For electricity in particular – he touched on island connections, which we need – a tremendous resource is waiting to be unlocked. He said:
“Likewise, there is a tremendous potential resource in wave and tidal energy, of which Wales’ tidal lagoon in Swansea bay is another example.
“These big programmes may be costly in the first instance, but we missed the boat with onshore wind in terms of owning and developing the technology, which is where the real money is. With offshore wind, we are part of the way towards making sure we have some of that, although the main basis of the technology is outwith these islands.
“With tidal energy in particular, we have the chance to be the world leader. In the past fortnight, fantastic announcements on tidal energy programmes have been made in the north of Scotland by Nova and Atlantis.

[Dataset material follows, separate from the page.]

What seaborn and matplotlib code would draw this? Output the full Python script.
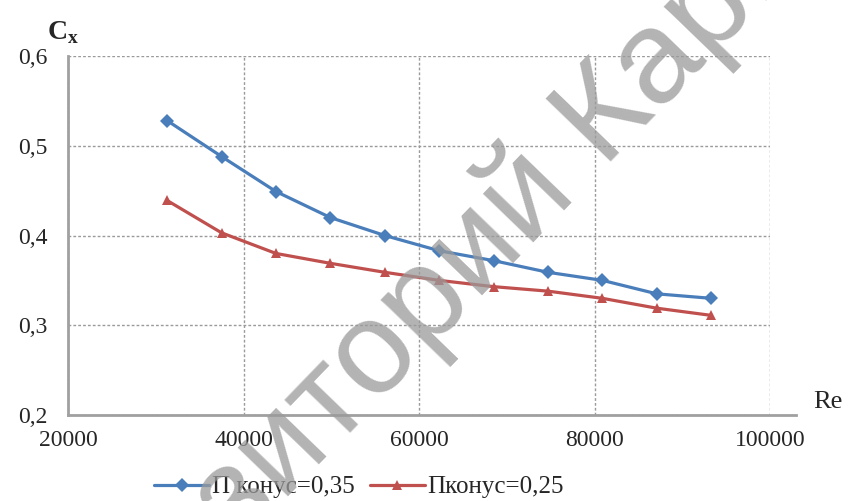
import matplotlib
matplotlib.use("Agg")
import matplotlib.pyplot as plt
import seaborn as sns
import pandas as pd
from matplotlib.ticker import FixedLocator, FixedFormatter

# ---- data ----
re_values = [31300, 37500, 43700, 49900, 56100, 62300, 68500, 74700, 80900, 87100, 93300]
cx_035 = [0.528, 0.488, 0.449, 0.420, 0.400, 0.383, 0.372, 0.359, 0.350, 0.335, 0.330]
cx_025 = [0.439, 0.403, 0.380, 0.369, 0.359, 0.350, 0.343, 0.338, 0.330, 0.319, 0.311]
series_names = ["П конус=0,35", "Пконус=0,25"]
x_ticks = [20000, 40000, 60000, 80000, 100000]
x_tick_labels = ["20000", "40000", "60000", "80000", "100000"]
y_ticks = [0.2, 0.3, 0.4, 0.5, 0.6]
y_tick_labels = ["0,2", "0,3", "0,4", "0,5", "0,6"]

df = pd.concat([
    pd.DataFrame({"Re": re_values, "Cx": cx_035, "series": series_names[0]}),
    pd.DataFrame({"Re": re_values, "Cx": cx_025, "series": series_names[1]}),
])

sns.set_style("white")
plt.rcParams["font.family"] = ["Liberation Serif", "DejaVu Serif"]
plt.rcParams["mathtext.fontset"] = "custom"
plt.rcParams["mathtext.rm"] = "Liberation Serif"
plt.rcParams["mathtext.bf"] = "Liberation Serif:bold"

blue = "#4a7ebb"
red = "#c0504d"
txt = "#262626"

fig = plt.figure(figsize=(8.53, 5.01), dpi=100)
ax = fig.add_axes([68 / 853, 1 - 415 / 501, (770 - 68) / 853, (415 - 56) / 501])

# watermark
fig.text(0.53, 0.45, "Репозиторий КарГТУ", rotation=46, fontsize=95,
         family=["Liberation Sans", "DejaVu Sans"], color="#9a9a9a", alpha=0.75,
         ha="center", va="center", zorder=10)

sns.lineplot(data=df, x="Re", y="Cx", hue="series", style="series",
             markers=["D", "^"], dashes=False, palette=[blue, red],
             linewidth=2.3, markersize=7, markeredgewidth=0, ax=ax, legend=True)

ax.set_xlim(20000, 100000)
ax.set_ylim(0.2, 0.6)
ax.xaxis.set_major_locator(FixedLocator(x_ticks))
ax.xaxis.set_major_formatter(FixedFormatter(x_tick_labels))
ax.yaxis.set_major_locator(FixedLocator(y_ticks))
ax.yaxis.set_major_formatter(FixedFormatter(y_tick_labels))
ax.grid(True, color="#9a9a9a", linestyle=(0, (2, 1.5)), linewidth=1.0)
ax.set_xlabel("")
ax.set_ylabel("")

for s in ["top", "right"]:
    ax.spines[s].set_visible(False)
for s in ["left", "bottom"]:
    ax.spines[s].set_color("#a0a0a0")
    ax.spines[s].set_linewidth(2)
ax.spines["bottom"].set_bounds(20000, 103000)

ax.tick_params(axis="both", which="major", direction="out", length=6, width=1.2,
               color="#a0a0a0", labelsize=17, labelcolor=txt)
ax.tick_params(axis="x", pad=5)
ax.tick_params(axis="y", pad=9)

fig.text(47 / 853, 1 - 33 / 501, r"$\mathbf{C}_{\mathbf{x}}$", fontsize=20, color=txt,
         ha="left", va="center")
fig.text(813 / 853, 1 - 402 / 501, "Re", fontsize=19, color=txt, ha="left", va="center")

leg = ax.get_legend()
handles, labels = ax.get_legend_handles_labels()
leg.remove()
fig.legend(handles, labels, loc="center", bbox_to_anchor=(359 / 853, 1 - 487 / 501),
           ncol=2, frameon=False, fontsize=18, handlelength=2.2, handletextpad=0.1,
           columnspacing=0.6, labelcolor=txt)

fig.savefig("out.png", dpi=100)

“Such announcements need to be the first of a kind, not one of a kind, but that requires continued access to the market. If I were to make plea above all else to the new ministerial team it would be for them to support and commit to 100 MW of tidal energy, at a CfD of £305.
“That will be fundamental to delivering the future of tidal energy.
“Tidal energy has huge benefits. It is clearly far more predictable than other forms of renewables. It ticks an awful lot of boxes. It may be costly in its initial phases, but it is a new technology. Let us look to the future and not see at as a cost.
“This is a form of investment. If we get the technology right and become the world leader in tidal energy – and potentially in the wave energy to come—such a deployment will provide us with a reliable renewable source of energy, and it will also open up a market.
“There is a lot of sea and there are a lot of tides in the world. There is astronomical potential for the deployment of tidal technology, so let us not kill it before it has got off the ground. Let us have a pathway and allow it to develop. Let us allow it to bring down its cost, and then allow it to go global.”
Meanwhile, fellow SNP MP Angus MacNeil, chairman of the Westminster Energy committee, said:
“I hope there will be some revision of locational charging so that for wind resources – they are particularly strong in constituencies in the Scottish islands – it will cost less to bring energy to the market.
“In continental Europe it costs less to bring it to the south of England. There is a penalty to produce energy in the UK that is not faced by our European competitors.”